Etwa zwei Drittel aller Importe Chinas stammen aus Neuseeland. China tätigt Direktinvestitionen weltweit, beispielsweise in neuseeländische Unternehmen. Allerdings wächst Chinas Milchdurst weiter. „Die Frage ist: Wer kann und will liefern?“, sagte Rode. Denn Neuseelands Produktion stagniert. Das heißt China muss den Zusatzimportbedarf primär aus den USA, Südamerika und der EU decken. Sicher ist für den Geschäftsführer auch: „Das Thema Tierwohl spielt in keinem anderen Land so eine Rolle wie bei uns in Deutschland.“

Kaum einer schreibt schwarze Zahlen

Gundula Frank ist Leiterin der Tierproduktion in der Agrargenossenschaft Sonnenwalde - einem landwirtschaftlichen Betrieb in Brandenburg mit 2400 ha landwirtschaftlicher Fläche, 1100 Rindern und 400 Mutterschafen. Im Rahmen eines EIP-Projekts wertete Frank die Zahlen von zwölf Milchviehbetriebe aus. Das erschreckende Ergebnis: Nur einer schafft es bei den Vollkosten schwarze Zahlen zu schreiben.

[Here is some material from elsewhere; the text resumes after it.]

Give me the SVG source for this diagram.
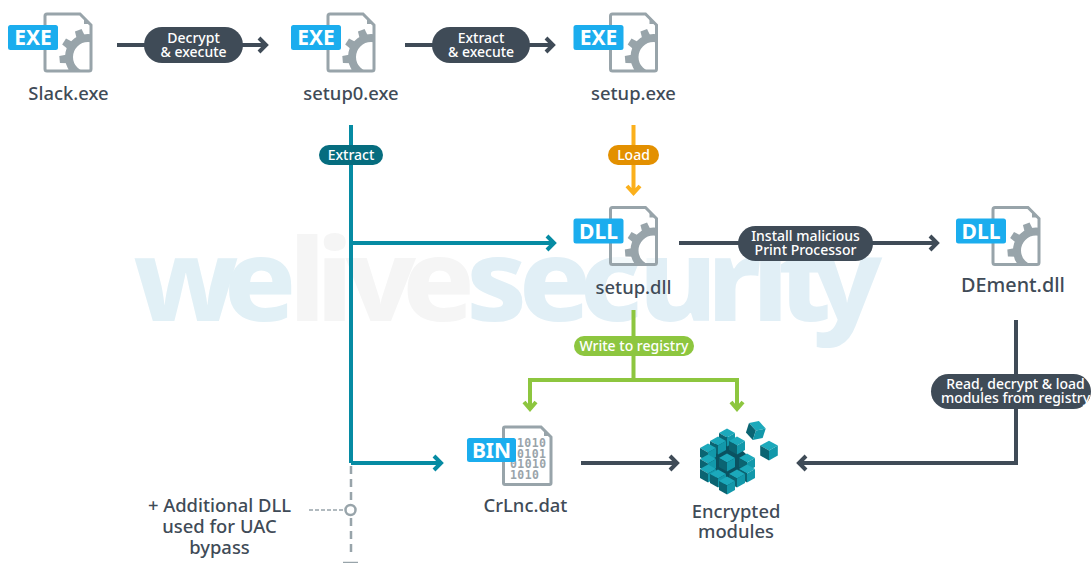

„Wir erfahren Mitte des Monats welches Milchgeld wir für den Vormonat bekommen. Das geht nicht.“

„Die Milchviehhaltung ist seit Jahren eine große ökonomische Herausforderung in Ost- und Westdeutschland“, erklärte die Milcherzeugerin. Für ihren Betrieb rechnet sie mit diesen Preissteigerungen:

  • Grundfutter: + 30 %
  • Kraftfutter: + 80 %
  • Personalkosten: + 20 %

Auf die Frage, wo sie ihren Betrieb in zehn Jahren sieht, antwortete Frank sichtlich gerührt: „Ich bin 55 Jahre alt. Ich hoffe, dass ich die Milchproduktion nicht bis zur Rente abschaffen muss. Aber das wird eine ökonomische Entscheidung sein.“ Für die Zukunft wünscht sie sich für alle Milchbauern Planungssicherheit und Fairness. Damit junge Landwirte Mut behalten.